Answer
The radius of convergence is $R=e$.
Work Step by Step
Ratio Test; Let us consider an infinite series $\Sigma a_k$ with positive terms and suppose that $l=\lim\limits_{k \to \infty}|\dfrac{a_{k+1}}{a_k}|$
1) When $l \lt 1$. then series $\Sigma a_k$ converges absolutely.
2) When $l \gt 1$. then series $\Sigma a_k$ diverges.
3) When $l = 1$. then series $\Sigma a_k$ may converge or diverge, that is, the test is inconclusive.

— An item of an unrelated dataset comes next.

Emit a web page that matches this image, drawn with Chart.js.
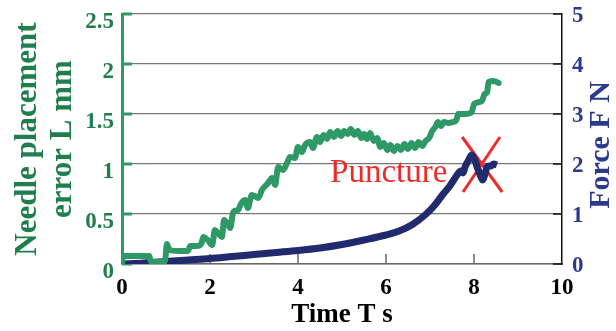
<!DOCTYPE html>
<html lang="en">
<head>
<meta charset="UTF-8">
<title>Needle placement error and force</title>
<script src="https://cdn.jsdelivr.net/npm/chart.js"></script>
<style>
  html, body { margin: 0; padding: 0; background: #fff; }
</style>
</head>
<body>
<canvas id="myChart" width="616" height="331"></canvas>
<script>
// time axis [s] and tick labels
const timeTicks = [0, 2, 4, 6, 8, 10];
const errorTicks = [0, 0.5, 1, 1.5, 2, 2.5];
const forceTicks = [0, 1, 2, 3, 4, 5];

// needle placement error L [mm]
const errorTime = [0, 0.02, 0.3, 0.62, 0.66, 0.9, 0.98, 1.02, 1.08, 1.3, 1.5, 1.55, 1.7, 1.8, 1.85, 1.95, 2.05, 2.11, 2.2, 2.27,
  2.32, 2.4, 2.46, 2.53, 2.64, 2.7, 2.8, 2.86, 2.95, 3.05, 3.1, 3.18, 3.32, 3.41, 3.48, 3.55, 3.66, 3.75, 3.82, 3.93,
  4.0, 4.09, 4.16, 4.27, 4.34, 4.43, 4.5, 4.58, 4.66, 4.73, 4.82, 4.9, 4.98, 5.05, 5.13, 5.2, 5.28, 5.36, 5.44, 5.5,
  5.57, 5.64, 5.72, 5.8, 5.87, 5.95, 6.03, 6.1, 6.18, 6.26, 6.34, 6.42, 6.5, 6.58, 6.66, 6.74, 6.82, 6.9, 6.98, 7.05,
  7.12, 7.18, 7.25, 7.32, 7.42, 7.52, 7.6, 7.64, 7.8, 7.95, 8.0, 8.18, 8.24, 8.3, 8.33, 8.45, 8.56];
const errorValues = [0, 0.08, 0.08, 0.08, 0.02, 0.02, 0.03, 0.2, 0.14, 0.13, 0.13, 0.18, 0.18, 0.2, 0.27, 0.24, 0.19, 0.34, 0.3, 0.27,
  0.44, 0.4, 0.36, 0.52, 0.54, 0.6, 0.64, 0.56, 0.69, 0.67, 0.66, 0.74, 0.81, 0.86, 0.79, 0.97, 0.94, 1.01, 1.07, 1.06,
  1.17, 1.12, 1.19, 1.22, 1.16, 1.27, 1.22, 1.29, 1.25, 1.32, 1.27, 1.33, 1.28, 1.33, 1.3, 1.35, 1.29, 1.33, 1.26, 1.3,
  1.25, 1.31, 1.23, 1.26, 1.17, 1.21, 1.14, 1.19, 1.13, 1.18, 1.14, 1.2, 1.15, 1.21, 1.16, 1.22, 1.18, 1.23, 1.26, 1.33,
  1.37, 1.42, 1.38, 1.42, 1.41, 1.42, 1.44, 1.5, 1.5, 1.52, 1.6, 1.63, 1.7, 1.72, 1.82, 1.83, 1.81];

// force F [N]
const forceTime = [0, 0.5, 1, 1.5, 2, 2.5, 3, 3.5, 4, 4.5, 5, 5.5, 6, 6.3, 6.6, 6.9, 7.1, 7.3, 7.45, 7.6,
  7.7, 7.75, 7.8, 7.88, 7.95, 8.02, 8.08, 8.14, 8.2, 8.25, 8.3, 8.38, 8.45, 8.52];
const forceValues = [0, 0.02, 0.05, 0.08, 0.11, 0.15, 0.19, 0.23, 0.27, 0.32, 0.39, 0.48, 0.58, 0.66, 0.79, 0.99, 1.17, 1.4, 1.56, 1.76,
  1.86, 1.82, 1.95, 2.08, 2.18, 2.08, 1.92, 1.78, 1.68, 1.8, 1.95, 1.96, 2.0, 1.98];

// puncture annotation
const punctureLabel = 'Puncture';
const punctureAt = [4.73, 1.64];
const crossA = [[7.73, 2.54], [8.64, 1.44]];
const crossB = [[8.59, 2.54], [7.75, 1.44]];
const forceTitle = 'Force F N';

const green = '#2e9966';
const greenText = '#1f7f4c';
const navy = '#222a6e';
const blueText = '#2d3a8c';
const red = '#ef2a2a';
const serif = "'Liberation Serif', 'Times New Roman', serif";

const toPoints = (xs, ys) => xs.map((x, i) => ({ x: x, y: ys[i] }));
const pairPoints = (p) => p.map(q => ({ x: q[0], y: q[1] }));
const noPad = s => { s.paddingTop = 0; s.paddingBottom = 0; s.paddingLeft = 0; s.paddingRight = 0; };

// short tick marks pointing into the plot, the red label and the right title
const extras = {
  id: 'extras',
  beforeDatasetsDraw(chart) {
    const ctx = chart.ctx;
    const area = chart.chartArea;
    const sx = chart.scales.x, sl = chart.scales.yL, sr = chart.scales.yR;
    ctx.save();
    ctx.strokeStyle = '#666';
    ctx.lineWidth = 1.5;
    timeTicks.slice(1, -1).forEach(v => {
      const px = sx.getPixelForValue(v);
      ctx.beginPath(); ctx.moveTo(px, area.bottom); ctx.lineTo(px, area.bottom - 10); ctx.stroke();
    });
    ctx.strokeStyle = green;
    ctx.lineWidth = 3;
    errorTicks.forEach(v => {
      const py = sl.getPixelForValue(v);
      ctx.beginPath(); ctx.moveTo(area.left, py); ctx.lineTo(area.left + 10, py); ctx.stroke();
    });
    ctx.strokeStyle = '#111';
    ctx.lineWidth = 1.5;
    forceTicks.forEach(v => {
      const py = sr.getPixelForValue(v);
      ctx.beginPath(); ctx.moveTo(area.right, py); ctx.lineTo(area.right - 9, py); ctx.stroke();
    });
    ctx.restore();
  },
  afterDatasetsDraw(chart) {
    const ctx = chart.ctx;
    ctx.save();
    ctx.fillStyle = red;
    ctx.font = '33px ' + serif;
    ctx.textAlign = 'left';
    ctx.textBaseline = 'alphabetic';
    ctx.fillText(punctureLabel, chart.scales.x.getPixelForValue(punctureAt[0]), chart.scales.yR.getPixelForValue(punctureAt[1]));
    ctx.restore();

    ctx.save();
    ctx.translate(601, 145);
    ctx.rotate(-Math.PI / 2);
    ctx.fillStyle = blueText;
    ctx.font = 'bold 30px ' + serif;
    ctx.textAlign = 'center';
    ctx.textBaseline = 'middle';
    ctx.fillText(forceTitle, 0, 0);
    ctx.restore();
  }
};

const ctx = document.getElementById('myChart');

new Chart(ctx, {
  type: 'line',
  data: {
    datasets: [{
      label: 'Needle placement error',
      data: toPoints(errorTime, errorValues),
      yAxisID: 'yL',
      borderColor: green,
      borderWidth: 6,
      borderJoinStyle: 'round',
      borderCapStyle: 'round',
      pointRadius: 0,
      cubicInterpolationMode: 'monotone'
    }, {
      label: 'Force',
      data: toPoints(forceTime, forceValues),
      yAxisID: 'yR',
      borderColor: navy,
      borderWidth: 7,
      borderJoinStyle: 'round',
      pointRadius: 0,
      cubicInterpolationMode: 'monotone'
    }, {
      label: 'cross a',
      data: pairPoints(crossA),
      yAxisID: 'yR',
      borderColor: red,
      borderWidth: 3,
      pointRadius: 0
    }, {
      label: 'cross b',
      data: pairPoints(crossB),
      yAxisID: 'yR',
      borderColor: red,
      borderWidth: 3,
      pointRadius: 0
    }]
  },
  options: {
    responsive: false,
    animation: false,
    devicePixelRatio: 1,
    layout: { padding: { top: 14, left: 0, right: 0, bottom: 0 } },
    plugins: { legend: { display: false }, tooltip: { enabled: false } },
    scales: {
      x: {
        type: 'linear',
        min: 0,
        max: 10,
        afterBuildTicks: s => { s.ticks = timeTicks.map(v => ({ value: v })); },
        afterFit: s => { s.height = 67; noPad(s); },
        grid: { display: false },
        border: { color: '#666', width: 1.5 },
        ticks: { color: '#000', padding: 2, font: { family: serif, size: 23, weight: 'bold' }, callback: v => String(v) },
        title: {
          display: true,
          text: 'Time T s',
          color: '#000',
          padding: { top: 0, bottom: 2.5 },
          font: { family: serif, size: 27, weight: 'bold', lineHeight: 1 }
        }
      },
      yL: {
        type: 'linear',
        position: 'left',
        min: 0,
        max: 2.5,
        afterBuildTicks: s => { s.ticks = errorTicks.map(v => ({ value: v })); },
        afterFit: s => { s.width = 122; noPad(s); },
        grid: { color: '#777', lineWidth: 1.2, drawTicks: false },
        border: { color: green, width: 3 },
        ticks: { color: greenText, padding: 8, labelOffset: 8, font: { family: serif, size: 23, weight: 'bold' }, callback: v => String(v) },
        title: {
          display: true,
          text: ['Needle placement', 'error L mm'],
          color: greenText,
          padding: { top: 10.5, bottom: 0 },
          font: { family: serif, size: 31, weight: 'bold', lineHeight: 35 / 31 }
        }
      },
      yR: {
        type: 'linear',
        position: 'right',
        min: 0,
        max: 5,
        afterBuildTicks: s => { s.ticks = forceTicks.map(v => ({ value: v })); },
        afterFit: s => { s.width = 54; noPad(s); },
        grid: { drawOnChartArea: false, drawTicks: false },
        border: { color: '#111', width: 1.5 },
        ticks: { color: blueText, padding: 10, labelOffset: 2, font: { family: serif, size: 23, weight: 'bold' }, callback: v => String(v) }
      }
    }
  },
  plugins: [extras]
});
</script>
</body>
</html>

Here, we have $a_k=\dfrac{k ! \ x^k}{k^k}$
Now, $l=\lim\limits_{n \to \infty}|\dfrac{a_{k+1}}{a_k}|=\lim\limits_{n \to \infty}|\dfrac{\dfrac{(k+1) ! \ x^{k+1}}{(k+1)^k}}{\dfrac{k ! \ x^k}{k^k}}|=|x| \times \lim\limits_{n \to \infty} |(\dfrac{k}{k+1})^k|=|x| \times \lim\limits_{n \to \infty} |(1-\dfrac{1}{k+1})^{k+1 \cdot \dfrac{k}{k+1}}|=|x| \times \dfrac{1}{e}$
This means that the series converges for $r=\dfrac{1}{e}|x| \lt 1$ . Then $-1 \lt \dfrac{1}{e} \cdot x \lt 1 \implies -e \lt x \lt e$
So, the radius of convergence for the power series centered at $0$ is $R=e$